Begin at the first line of the data and copy each line through the one containing "</style></head><body>", that line included, with no pictures.

— start STORED DATA —

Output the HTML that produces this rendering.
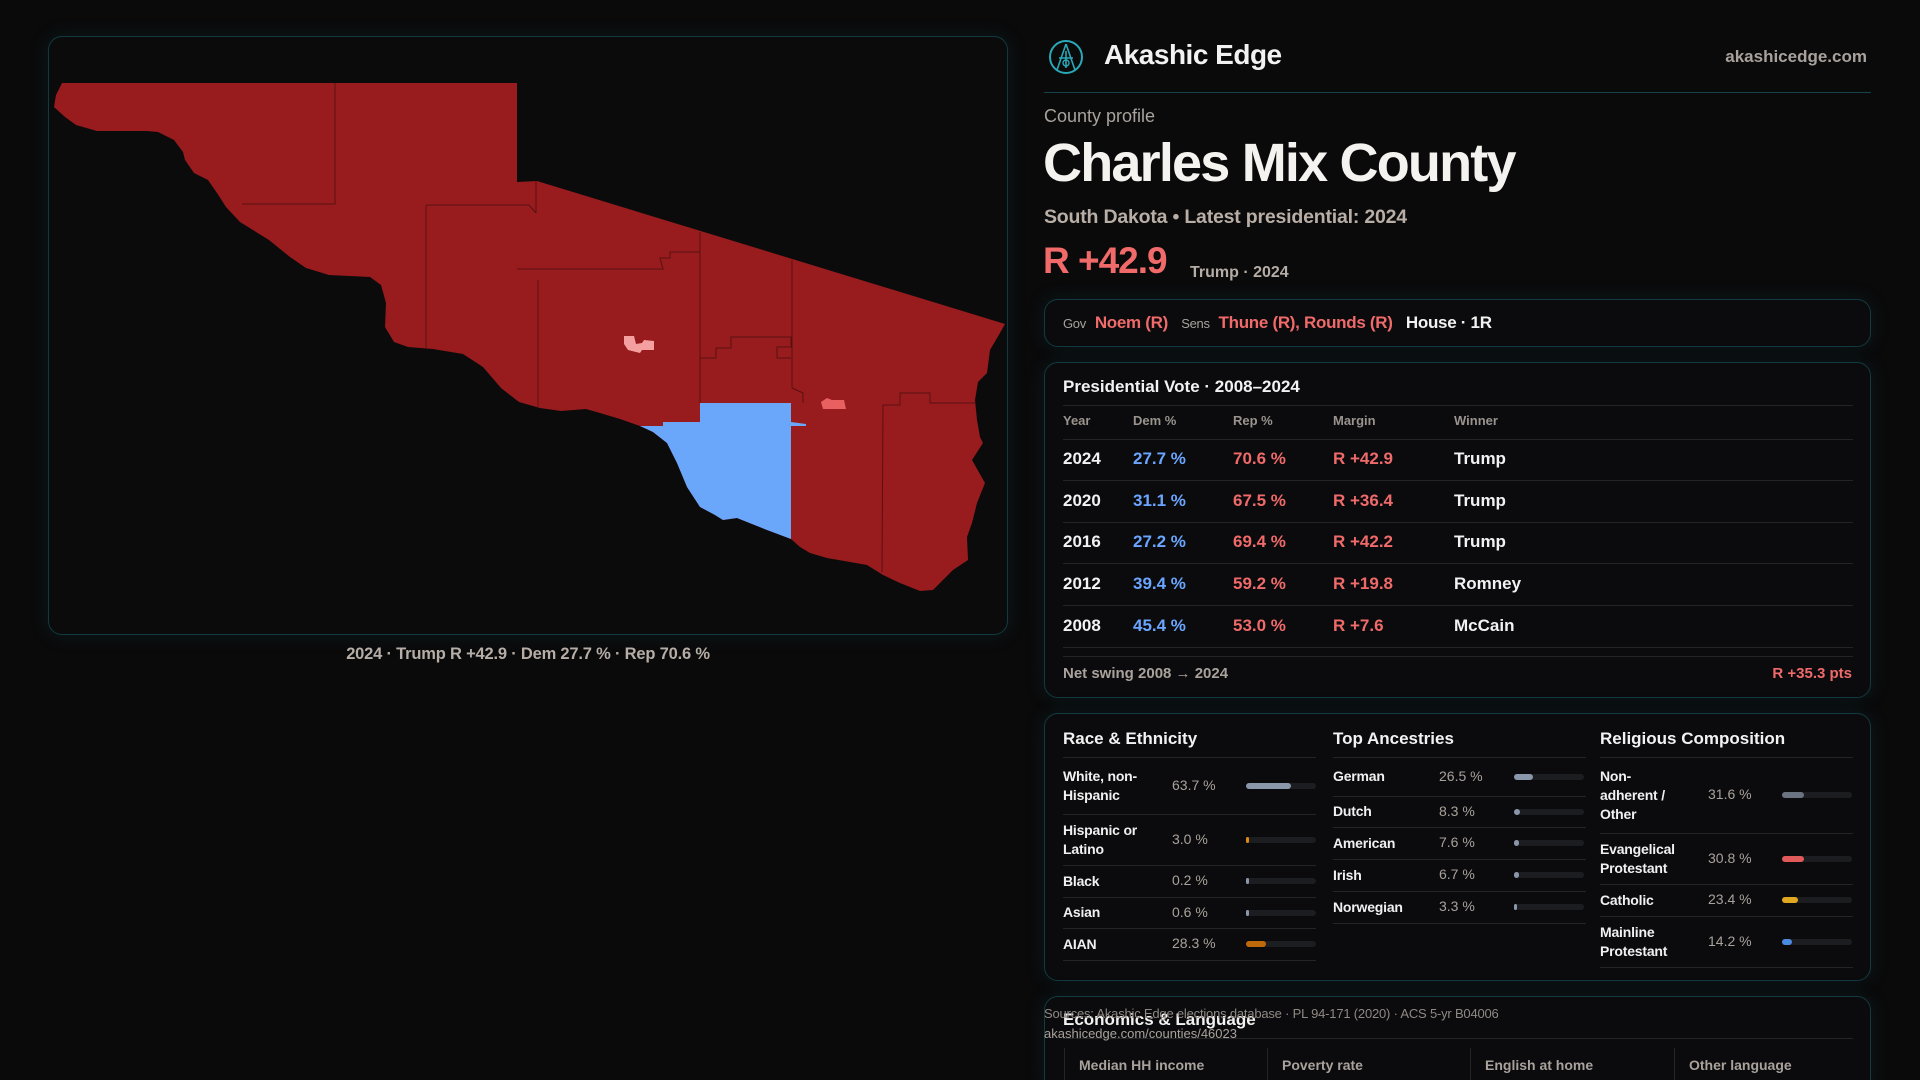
<!DOCTYPE html>
<html><head><meta charset="utf-8"><style>
*{box-sizing:border-box;margin:0;padding:0}
html{width:1920px;height:1080px;overflow:hidden}
body{width:1920px;height:1080px;background:#0a0a0b;font-family:"Liberation Sans",sans-serif;color:#f2f2f2;position:relative;overflow:hidden}
.abs{position:absolute;white-space:nowrap}
.box{position:absolute;border:1px solid #123a40;border-radius:14px;background:#0b0b0d;box-shadow:0 0 18px rgba(20,70,80,.25)}
.g{color:#a9a29c}
.r{color:#f06a6a}.b{color:#6aa6ff}
.hl{position:absolute;height:1px;background:#222426}
.track{position:absolute;height:6px;border-radius:3px;background:#1c1d20}
.fill{position:absolute;left:0;top:0;height:6px;border-radius:3px}
.t17{font-size:17px;font-weight:bold}
.lbl{font-size:14px;font-weight:bold;color:#f0f0f0;line-height:19px;letter-spacing:-.2px}
.val{font-size:14px;color:#a9a29c}
</style></head><body>

<div class="box" style="left:48px;top:36px;width:960px;height:599px;background:#0b0b0c"></div>
<svg class="abs" style="left:0;top:0" width="1020" height="640" viewBox="0 0 1020 640">
<path fill="#981b1e" d="M62,83 L517,83 L517,182 L537,181 L1005,324 L1000,333 L990,350 L987,373 L978,382 L975,400 L977,420 L980,437 L983,443 L972,460 L985,483 L977,503 L972,523 L967,537 L968,560 L953,570 L943,580 L933,590 L920,591 L900,583 L883,575 L867,565 L850,562 L827,558 L810,553 L800,547 L791,539 L767,530 L737,518 L723,520 L715,515 L700,507 L687,487 L677,463 L667,443 L653,432 L640,426 L620,419 L600,413 L586,409 L561,411 L540,408 L519,402 L501,388 L483,367 L463,354 L433,349 L408,347 L394,342 L385,327 L386,303 L381,285 L370,277 L329,275 L306,268 L290,257 L269,240 L240,222 L226,207 L217,193 L208,180 L194,173 L185,160 L183,152 L174,140 L158,132 L147,131 L97,131 L76,125 L65,117 L54,107 L56,95 Z"/>
<path fill="#6aa6fa" d="M640,426 L663,426 L663,422 L700,422 L700,403 L791,403 L791,422 L806,424 L806,426 L791,426 L791,539 L767,530 L737,518 L723,520 L715,515 L700,507 L687,487 L677,463 L667,443 L653,432 Z"/>
<g stroke="#5a1012" stroke-width="1" fill="none">
<path d="M335,83 L335,204 L242,204 M426,205 L426,349 M426,205 L529,205 L536,213 M536,181 L536,213 M517,269 L600,269 L663,269 L660,258 L670,258 L670,252 L700,252 L700,232 M538,280 L538,407 M700,232 L700,403 M792,260 L792,388 L803,393 L803,403 M700,358 L716,358 L716,348 L731,348 L731,337 L791,337 L791,347 L777,347 L777,358 L791,358 M883,405 L882,572 M883,405 L900,405 L900,393 L930,393 L930,403 L975,403"/>
</g>
<path fill="#f4a0a0" d="M624,336 L634,336 L636,344 L642,343 L644,340 L654,341 L654,350 L642,350 L640,353 L628,350 L624,344 Z"/>
<path fill="#e86060" d="M821,402 L827,398 L832,400 L844,400 L846,409 L823,409 Z"/>
</svg>
<div class="abs g" style="left:0;width:1056px;top:645px;text-align:center;font-size:16.5px;font-weight:bold;color:#b5ada6;letter-spacing:-.2px">2024 · Trump R +42.9 · Dem 27.7 % · Rep 70.6 %</div>

<!-- header -->
<svg class="abs" style="left:1048px;top:39px" width="36" height="36" viewBox="0 0 36 36"><circle cx="18" cy="18" r="16" fill="none" stroke="#2aa8b8" stroke-width="2"/><path d="M18,5 L9,31 M18,5 L27,31 M11,19 L25,19 M18,12 L18,29" stroke="#2aa8b8" stroke-width="1.6" fill="none"/><circle cx="18" cy="24" r="3" fill="none" stroke="#2aa8b8" stroke-width="1.4"/></svg>
<div class="abs" style="left:1104px;top:39px;font-size:28px;font-weight:bold;letter-spacing:-.5px">Akashic Edge</div>
<div class="abs g" style="right:53px;top:47px;font-size:17px;font-weight:bold;color:#a9a29c">akashicedge.com</div>
<div class="hl" style="left:1044px;top:92px;width:827px;background:#15434a"></div>

<div class="abs g" style="left:1044px;top:106px;font-size:18px">County profile</div>
<div class="abs" style="left:1043px;top:132px;font-size:54px;font-weight:bold;letter-spacing:-1.8px;color:#f5f3f0">Charles Mix County</div>
<div class="abs" style="left:1044px;top:206px;font-size:19.5px;font-weight:bold;color:#b8aea6;letter-spacing:-.2px">South Dakota • Latest presidential: 2024</div>
<div class="abs r" style="left:1043px;top:240px;font-size:37px;font-weight:bold;letter-spacing:-1px">R +42.9</div>
<div class="abs g" style="left:1190px;top:264px;font-size:16px;font-weight:bold;color:#b5ada6">Trump · 2024</div>

<div class="box" style="left:1044px;top:299px;width:827px;height:48px"></div>
<div class="abs" style="left:1063px;top:313px;font-size:17px;font-weight:bold;letter-spacing:-.3px">
<span class="g" style="font-size:13px;font-weight:normal">Gov</span>&nbsp; <span class="r">Noem (R)</span>&nbsp;&nbsp; <span class="g" style="font-size:13px;font-weight:normal">Sens</span>&nbsp; <span class="r">Thune (R), Rounds (R)</span>&nbsp;&nbsp; <span>House · 1R</span></div>

<!-- presidential -->
<div class="box" style="left:1044px;top:362px;width:827px;height:336px"></div>
<div class="abs t17" style="left:1063px;top:377px">Presidential Vote · 2008–2024</div>
<div class="hl" style="left:1063px;top:405px;width:790px"></div>
<div class="hl" style="left:1063px;top:439px;width:790px"></div>
<div class="hl" style="left:1063px;top:656px;width:790px"></div>
<div class="abs g" style="left:1063px;top:665px;font-size:15px;font-weight:bold;color:#a9a29c">Net swing 2008 → 2024</div>
<div class="abs r" style="right:68px;top:665px;font-size:15px;font-weight:bold">R +35.3 pts</div>

<!-- demographics -->
<div class="box" style="left:1044px;top:713px;width:827px;height:268px"></div>

<div class="box" style="left:1044px;top:996px;width:827px;height:100px"></div>
<div class="abs t17" style="left:1063px;top:1010px">Economics &amp; Language</div>
<div class="hl" style="left:1063px;top:1038px;width:790px"></div>
<div class="abs" style="left:1044px;top:1006px;font-size:13px;color:#8f8984;letter-spacing:-.2px">Sources: Akashic Edge elections database · PL 94-171 (2020) · ACS 5-yr B04006</div>
<div class="abs" style="left:1044px;top:1026px;font-size:13px;color:#a9a29c">akashicedge.com/counties/46023</div>

<script>
const years=["2024","2020","2016","2012","2008"];
const demPct=[27.7,31.1,27.2,39.4,45.4];
const repPct=[70.6,67.5,69.4,59.2,53.0];
const winners=["Trump","Trump","Trump","Romney","McCain"];
const headers=["Year","Dem %","Rep %","Margin","Winner"];
const colX=[1063,1133,1233,1333,1454];
const raceLabels=["White, non-<br>Hispanic","Hispanic or<br>Latino","Black","Asian","AIAN"];
const raceVals=[63.7,3.0,0.2,0.6,28.3];
const raceColors=["#8a96aa","#d98a10","#8a96aa","#8a96aa","#c0690a"];
const ancLabels=["German","Dutch","American","Irish","Norwegian"];
const ancVals=[26.5,8.3,7.6,6.7,3.3];
const relLabels=["Non-<br>adherent /<br>Other","Evangelical<br>Protestant","Catholic","Mainline<br>Protestant"];
const relVals=[31.6,30.8,23.4,14.2];
const relColors=["#6b7280","#e05a5a","#e0a820","#4a8ae0"];
const econHeaders=["Median HH income","Poverty rate","English at home","Other language"];

function mk(html,style,name,inter){const d=document.createElement('div');d.className='abs';d.innerHTML=html;d.style.cssText=style;


document.body.appendChild(d);return d;}

headers.forEach((h,i)=>{mk(h,`left:${colX[i]}px;top:413px;font-size:13px;color:#9a938e;font-weight:bold`,'col-header-'+h.toLowerCase().replace(/\W+/g,''),false);});
years.forEach((y,i)=>{
 const cy=459+i*41.7;const top=cy-10;
 const m=repPct[i]-demPct[i];
 mk(y,`left:${colX[0]}px;top:${top}px;font-size:17px;font-weight:bold`,'year-'+y,false);
 mk(demPct[i].toFixed(1)+' %',`left:${colX[1]}px;top:${top}px;font-size:17px;font-weight:bold;color:#6aa6ff`,'dem-pct-'+y,false);
 mk(repPct[i].toFixed(1)+' %',`left:${colX[2]}px;top:${top}px;font-size:17px;font-weight:bold;color:#f06a6a`,'rep-pct-'+y,false);
 mk((m>=0?'R +':'D +')+Math.abs(m).toFixed(1),`left:${colX[3]}px;top:${top}px;font-size:17px;font-weight:bold;color:#f06a6a`,'margin-'+y,false);
 mk(winners[i],`left:${colX[4]}px;top:${top}px;font-size:17px;font-weight:bold`,'winner-'+y,false);
 const l=document.createElement('div');l.className='hl';l.style.cssText=`left:1063px;top:${cy+21}px;width:790px`;
 
 
 document.body.appendChild(l);
});

function section(title,x,labels,vals,colors,rowLines,valX,barX,name){
 mk(title,`left:${x}px;top:729px;font-size:17px;font-weight:bold`,name+'-title',false);
 const hl=document.createElement('div');hl.className='hl';hl.style.cssText=`left:${x}px;top:757px;width:253px`;
 
 
 document.body.appendChild(hl);
 let prev=757;
 labels.forEach((lb,i)=>{
  const bottom=rowLines[i];const cy=(prev+bottom)/2;
  const lines=(lb.match(/<br>/g)||[]).length+1;
  mk(lb,`left:${x}px;top:${cy-lines*9.5}px;`,name+'-label-'+i,false).className='abs lbl';
  mk(vals[i].toFixed(1)+' %',`left:${valX}px;top:${cy-9}px;`,name+'-value-'+i,false).className='abs val';
  const t=document.createElement('div');t.className='track';t.style.cssText=`left:${barX}px;top:${cy-3}px;width:70px`;
  
  
  const f=document.createElement('div');f.className='fill';
  f.style.width=Math.max(3,vals[i]/100*70)+'px';f.style.background=colors[i];
  t.appendChild(f);document.body.appendChild(t);
  const d=document.createElement('div');d.className='hl';d.style.cssText=`left:${x}px;top:${bottom}px;width:253px`;
  
  
  document.body.appendChild(d);
  prev=bottom;
 });
}
section('Race &amp; Ethnicity',1063,raceLabels,raceVals,raceColors,[814,865,897,928,960],1172,1246,'race');
section('Top Ancestries',1333,ancLabels,ancVals,ancLabels.map(()=>'#8a96aa'),[796,827,859,891,923],1439,1514,'ancestry');
section('Religious Composition',1600,relLabels,relVals,relColors,[833,884,916,967],1708,1782,'religion');

const ex=[1064,1267,1470,1674];
econHeaders.forEach((h,i)=>{
 mk(h,`left:${ex[i]+15}px;top:1057px;font-size:14px;color:#a9a29c;font-weight:bold`,'econ-header-'+i,false);
 const v=document.createElement('div');v.className='abs';v.style.cssText=`left:${ex[i]}px;top:1048px;width:1px;height:40px;background:#222426`;
 
 
 document.body.appendChild(v);
});
</script>
</body></html>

— end STORED DATA —

» EXERCISE ANSWER:
Output the HTML that produces this rendering.
<!DOCTYPE html>
<html><head><meta charset="utf-8"><style>
*{box-sizing:border-box;margin:0;padding:0}
html{width:1920px;height:1080px;overflow:hidden}
body{width:1920px;height:1080px;background:#0a0a0b;font-family:"Liberation Sans",sans-serif;color:#f2f2f2;position:relative;overflow:hidden}
.abs{position:absolute;white-space:nowrap}
.box{position:absolute;border:1px solid #123a40;border-radius:14px;background:#0b0b0d;box-shadow:0 0 18px rgba(20,70,80,.25)}
.g{color:#a9a29c}
.r{color:#f06a6a}.b{color:#6aa6ff}
.hl{position:absolute;height:1px;background:#222426}
.track{position:absolute;height:6px;border-radius:3px;background:#1c1d20}
.fill{position:absolute;left:0;top:0;height:6px;border-radius:3px}
.t17{font-size:17px;font-weight:bold}
.lbl{font-size:14px;font-weight:bold;color:#f0f0f0;line-height:19px;letter-spacing:-.2px}
.val{font-size:14px;color:#a9a29c}
</style></head><body>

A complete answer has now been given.